Even when there is no direct competition or comparison, having a partner in your workplace can have the negative effect of making you less secure in almost every situation. For instance if he/she says something positive about your work, you may suspect it is just because he/she is dating you - “You just like this piece because you’re my boyfriend.” On the other hand if your partner is critical of your work, you may assume because he was unhappy about last night. Even if there are no such issues, working in the same place can suddenly leave partners with an uncertain future about their relationship. Suppose the opportunity came along that required one of you to relocate with the company for a promotion. A decision would have to be made that could have you choosing between the promotion and your office romance.
Bad for your career
No matter how hard you strive to keep your personal and professional lives apart, having an office romance could lead to people lose focus on your professional abilities. If you get a raise or promotion, it will be assumed by others that it was because you are dating so-and-so. Again if you become involved with someone in your department, and you receive a promotion, you will end up in a relationship with your subordinate. This is not only likely to be against company policy but may even open up the possibility of blackmail or leave you open to the charge that you are unduly favoring your partner when it comes to conducting reviews and maintaining discipline. Most importantly, if your relationship ends badly, you never know if your ex will complain to HR that you were making unwanted advances - a harassment suit, however unjust, is one thing which is sure to wreck your career.

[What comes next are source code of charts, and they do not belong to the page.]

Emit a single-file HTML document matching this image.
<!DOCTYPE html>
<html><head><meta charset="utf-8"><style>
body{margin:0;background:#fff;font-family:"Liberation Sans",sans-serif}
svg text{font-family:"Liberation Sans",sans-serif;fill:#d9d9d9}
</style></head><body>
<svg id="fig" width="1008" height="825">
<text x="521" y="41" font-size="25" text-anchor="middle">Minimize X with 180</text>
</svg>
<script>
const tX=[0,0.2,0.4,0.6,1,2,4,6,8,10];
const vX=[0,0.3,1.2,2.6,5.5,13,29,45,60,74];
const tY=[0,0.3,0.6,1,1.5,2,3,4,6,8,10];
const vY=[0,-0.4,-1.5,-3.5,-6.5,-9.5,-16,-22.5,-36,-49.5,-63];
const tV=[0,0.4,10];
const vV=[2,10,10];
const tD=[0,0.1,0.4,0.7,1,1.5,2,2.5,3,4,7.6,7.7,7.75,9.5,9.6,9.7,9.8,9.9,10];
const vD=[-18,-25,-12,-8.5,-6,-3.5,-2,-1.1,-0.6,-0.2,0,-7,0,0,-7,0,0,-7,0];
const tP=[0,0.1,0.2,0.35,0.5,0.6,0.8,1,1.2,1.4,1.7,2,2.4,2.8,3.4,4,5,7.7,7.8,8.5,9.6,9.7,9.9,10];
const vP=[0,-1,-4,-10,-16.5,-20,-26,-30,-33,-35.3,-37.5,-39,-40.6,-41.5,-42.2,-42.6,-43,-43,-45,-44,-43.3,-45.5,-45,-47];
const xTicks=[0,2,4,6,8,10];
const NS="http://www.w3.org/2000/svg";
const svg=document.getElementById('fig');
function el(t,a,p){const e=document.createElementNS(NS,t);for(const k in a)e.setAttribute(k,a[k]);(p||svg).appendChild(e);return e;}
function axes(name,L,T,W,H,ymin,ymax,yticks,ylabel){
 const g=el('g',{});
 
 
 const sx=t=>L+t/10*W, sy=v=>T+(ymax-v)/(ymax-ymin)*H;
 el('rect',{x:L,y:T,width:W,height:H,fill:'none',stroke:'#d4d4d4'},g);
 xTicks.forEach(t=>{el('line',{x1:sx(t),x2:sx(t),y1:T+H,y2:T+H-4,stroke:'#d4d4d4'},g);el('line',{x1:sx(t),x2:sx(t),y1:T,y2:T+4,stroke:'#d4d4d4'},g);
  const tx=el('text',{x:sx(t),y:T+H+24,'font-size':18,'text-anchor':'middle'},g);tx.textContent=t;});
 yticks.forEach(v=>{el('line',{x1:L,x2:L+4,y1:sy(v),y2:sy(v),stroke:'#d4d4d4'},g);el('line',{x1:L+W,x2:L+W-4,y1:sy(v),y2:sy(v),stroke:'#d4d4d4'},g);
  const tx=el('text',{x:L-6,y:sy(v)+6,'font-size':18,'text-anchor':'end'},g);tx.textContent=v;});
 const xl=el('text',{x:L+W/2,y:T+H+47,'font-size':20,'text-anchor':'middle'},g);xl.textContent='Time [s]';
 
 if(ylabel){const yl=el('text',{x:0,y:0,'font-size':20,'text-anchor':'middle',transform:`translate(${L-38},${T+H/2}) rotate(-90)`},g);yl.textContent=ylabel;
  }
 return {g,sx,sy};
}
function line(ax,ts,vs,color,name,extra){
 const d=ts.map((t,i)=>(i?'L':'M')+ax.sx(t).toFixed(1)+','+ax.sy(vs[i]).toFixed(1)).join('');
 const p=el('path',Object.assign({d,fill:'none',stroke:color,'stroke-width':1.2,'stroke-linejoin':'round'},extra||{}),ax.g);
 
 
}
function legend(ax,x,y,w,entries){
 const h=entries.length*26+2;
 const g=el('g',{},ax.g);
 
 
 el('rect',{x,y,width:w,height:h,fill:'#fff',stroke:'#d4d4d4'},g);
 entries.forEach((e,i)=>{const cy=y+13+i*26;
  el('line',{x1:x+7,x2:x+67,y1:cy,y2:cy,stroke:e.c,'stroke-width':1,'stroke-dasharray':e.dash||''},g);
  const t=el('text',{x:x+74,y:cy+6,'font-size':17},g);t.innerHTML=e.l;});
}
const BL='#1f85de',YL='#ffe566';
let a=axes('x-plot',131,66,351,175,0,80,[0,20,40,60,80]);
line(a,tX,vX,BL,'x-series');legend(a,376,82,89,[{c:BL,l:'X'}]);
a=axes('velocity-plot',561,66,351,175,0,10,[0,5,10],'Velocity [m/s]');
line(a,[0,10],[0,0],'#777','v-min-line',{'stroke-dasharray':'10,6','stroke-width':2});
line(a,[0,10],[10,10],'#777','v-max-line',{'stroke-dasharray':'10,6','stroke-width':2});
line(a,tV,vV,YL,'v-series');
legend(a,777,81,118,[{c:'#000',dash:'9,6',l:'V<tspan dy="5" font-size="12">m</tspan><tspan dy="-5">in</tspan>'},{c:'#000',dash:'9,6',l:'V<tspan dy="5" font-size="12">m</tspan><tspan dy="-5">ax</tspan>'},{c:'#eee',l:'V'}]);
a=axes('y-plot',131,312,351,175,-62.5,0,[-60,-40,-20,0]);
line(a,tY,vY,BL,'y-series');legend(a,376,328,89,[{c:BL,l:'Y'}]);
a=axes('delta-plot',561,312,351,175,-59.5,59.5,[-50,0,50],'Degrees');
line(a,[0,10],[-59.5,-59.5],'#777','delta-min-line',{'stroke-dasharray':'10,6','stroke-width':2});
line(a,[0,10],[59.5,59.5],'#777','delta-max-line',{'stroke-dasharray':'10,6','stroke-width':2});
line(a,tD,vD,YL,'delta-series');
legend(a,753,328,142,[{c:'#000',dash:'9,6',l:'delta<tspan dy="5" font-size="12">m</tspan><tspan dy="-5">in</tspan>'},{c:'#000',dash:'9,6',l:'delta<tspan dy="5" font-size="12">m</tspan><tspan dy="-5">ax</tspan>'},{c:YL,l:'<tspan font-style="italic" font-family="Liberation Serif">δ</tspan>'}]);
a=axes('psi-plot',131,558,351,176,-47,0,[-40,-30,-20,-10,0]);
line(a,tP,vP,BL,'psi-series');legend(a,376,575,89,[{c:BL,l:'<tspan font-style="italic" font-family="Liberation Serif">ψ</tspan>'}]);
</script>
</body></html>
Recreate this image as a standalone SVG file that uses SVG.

Even if you and your partner are on the best of terms, being a lovey-dovey couple carries its own risks. The more private time you spend together during office hours, the more and more you'll begin to alienate yourself from your other colleagues. The worst thing you can do is distance yourself from your immediate associates, especially those you've developed personal relationships with. Being the office outsider is extremely risky, especially in times of downsizing and other such corporate shakedowns; in order to find what is going on in the corridors of power, you may have to work overtime to regain the trust and friendship of those in the know.
Involving other co-workers
Despite your best efforts to keep your personal life shielded from your colleagues, your romantic involvement is bound to impact them directly. If you sit together in the company cafeteria, it is only natural for others to feel they should give you privacy. From here it is only a step to exclude you from certain conversations, because they don't know what you'll relay to your new love. Consciously or subconsciously, your relationship may influence decisions that go well beyond a lunchroom. Your romance may color everyone's judgment with regard to promotions, projects, team building and responsibilities the relationship could make it more difficult for your department -- and depending on your position, your company -- to operate effectively.
In the event of a breakup, you may be tempted to share your pain with the other colleagues. And if it has been a particularly messy breakup, you may even be inclined to reveal your side of the story while your ex reveals his/hers. It is only a matter of time before past indiscretions are dug up, co-workers are being bad-mouthed and the whole atmosphere of the workplace a cauldron of rumors and gossip. Some of your co-workers may feel pressured to take sides with you or your ex and others may feel embarrassed about your situation and begin to avoid you.
One of the worst consequences of an office romance gone sour is that either of you may start flirting at your workplace. Granted that you and your ex have agreed to move on, but this does not mean that you or your ex start flirting with the new intern at the first chance you get. This will only go to show that you are actually yet to get over your breakup since you are still looking for ways to make him or her jealous. Moreover it may lower you in the esteem of the rest of your colleagues who will see you as just another sex maniac whose mind is never on the job.